Sri Lanka’s president-elect Maithripala Sirisena has engineered enough defections from his predecessor’s party to secure the parliamentary majority essential for radical constitutional reforms, officials said yesterday.
Sirisena has received the backing of more than 40 lawmakers who were previously loyal to Sri Lankan President Mahinda Rajapaksa, spokesman Rajitha Senaratne said.
“We now have more than we need in parliament,” Senaratne told reporters. “We can have our legislative program approved without any difficulty whatsoever.”
Sirisena, who was scheduled to address the nation yesterday from the historic hill city of Kandy, previously had the backing of 89 lawmakers and needed another 24 to secure a simple majority in the 225-member house.
The new leader, who is himself a defector from Rajapaksa’s party, has already pledged to reverse many of the constitutional changes brought in by his predecessor which gave huge powers to the president.
Sirisena wants to establish independent commissions to run the police, the public service and the judiciary and transfer much of his executive powers to parliament.
Rajapakse’s Sri Lankan Freedom Party has said it would support Sirisena’s constitutional reforms, making their enactment a formality.

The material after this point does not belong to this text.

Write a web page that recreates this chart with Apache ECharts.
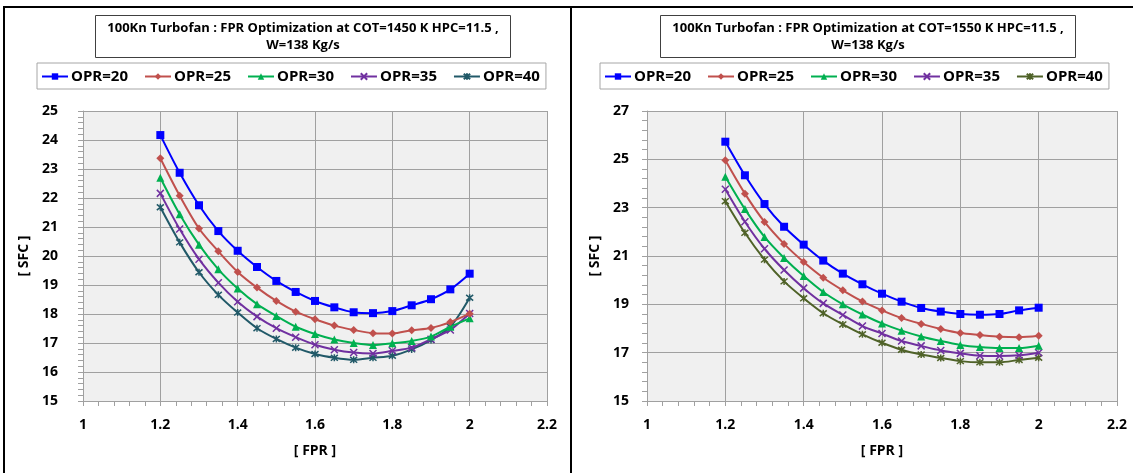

Sirisena quit Rajapaksa’s Cabinet in November to emerge as an opposition unity candidate in Thursday’s polls, triggering the biggest defection of lawmakers from a Sri Lankan government since independence from the UK in 1948.
In his speech in Kandy, Sirisena is expected to spell out his reform plan in detail and call for a normalizing of relations with the EU as well as other Western nations and India.
Rajapaksa had alienated many of his fellow leaders by refusing to allow an international probe into allegations of mass civilian casualties in the brutal finale to Sri Lanka’s 37-year civil war in 2009.